The brands leading this segment aren’t just picking good locations. They’ve figured out something more fundamental: drive-thru coffee is a different operating model than a traditional café, and the ones treating it that way are the ones pulling away.
Speed is the product
In a traditional coffee shop, the experience is layered. Ambiance, service, the quality of the drink, the feel of the space — all of it contributes to why a customer comes back. There’s room to recover from a slow day or an off interaction because the overall environment carries weight.
In a drive-thru, the product is speed. A customer pulls in, orders, pays, and leaves — often in under two minutes. That single interaction, repeated hundreds of times a day, is the entire brand experience. There’s no atmosphere to compensate for a slow line. No table to linger at if the first impression falls flat.
So throughput — seconds per car — becomes the metric that drives everything: staffing decisions, equipment layout, menu design, training priorities. Every person has to be in the right position, executing the same way, every shift. One bottleneck affects every car behind it.
Dutch Bros has built their entire brand around getting this right. Their loyalty program now accounts for 73% of total transactions — nearly three quarters of their customers have built Dutch Bros into their daily routine. That kind of loyalty isn’t won with a good drink. It’s won with a fast, friendly experience that feels exactly the same whether it’s your first visit or your hundredth.
New markets don’t give you a long runway
The other thing that makes drive-thru operationally distinct is what happens when you open somewhere the brand is unknown.
A café entering a new market can build gradually. Word of mouth, foot traffic, the slow accumulation of regulars — there’s time to find your footing. A drive-thru doesn’t work that way. The first few weeks set the unit’s trajectory. Customers who pull through and hit a slow, disorganized line move on. In smaller markets — where Scooter’s is doing some of its best work — a rocky opening travels fast.
This is why Scooter’s strategy of saturating secondary markets with multiple locations is smart, but it only works if each location runs well from day one. You’re not building brand awareness through a flagship and letting it spread organically. You’re building it through every unit, all at once.

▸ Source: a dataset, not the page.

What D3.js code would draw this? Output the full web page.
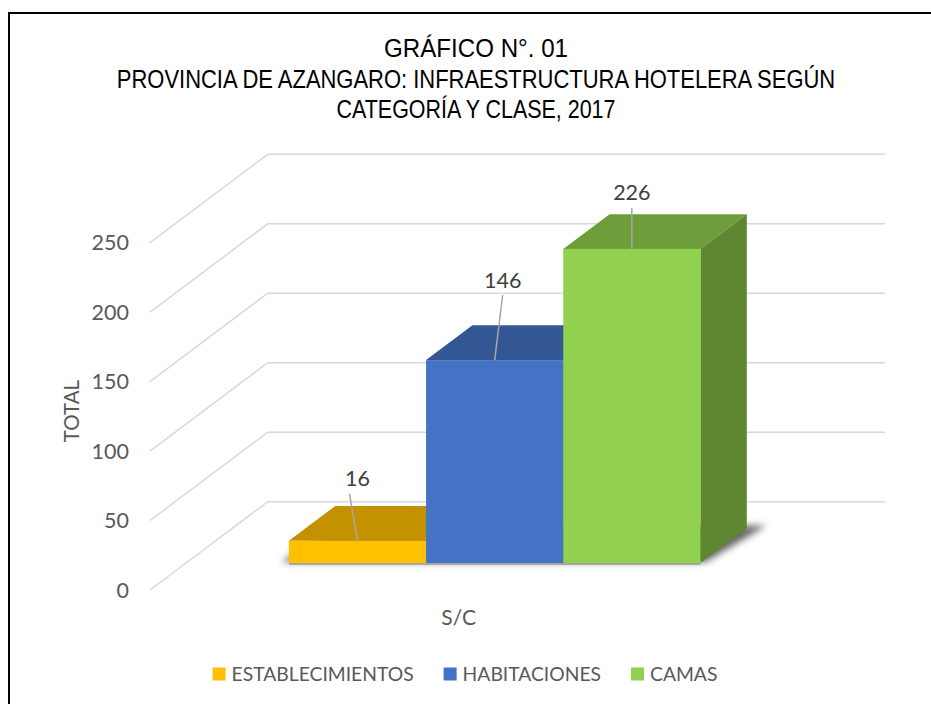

Dutch Bros opened 154 new locations in a single year — including in states where nobody had heard of them — and still hit a record average unit volume of $2.1 million. That’s not luck. That means you have to run every opening the same way, whether it’s your 10th location or your 150th. The market is new. The playbook can’t be.
The infrastructure behind the window
What separates the drive-thru operators pulling away from the pack isn’t the coffee. It’s the infrastructure behind the window.
When you’re opening locations at that pace, in markets you’ve never operated in, a lot can go wrong quietly. A franchisee who isn’t quite ready. A compliance step that gets skipped in the rush to open. A unit that’s three weeks in and already running slower than it should be, but nobody at the home office knows yet.
The brands getting this right have figured out how to keep the whole system tight even as it grows — opening workflows that work the same way every time, field operations that surface problems early, franchisee support that doesn’t depend on someone picking up the phone. Not because they’re being cautious, but because that consistency is exactly what makes the growth possible.
The opportunity in drive-thru coffee is real, and it’s far from over. The brands that understand they’re running a different kind of business — and operate accordingly — are the ones who’ll still be growing when everyone else is trying to figure out what went wrong.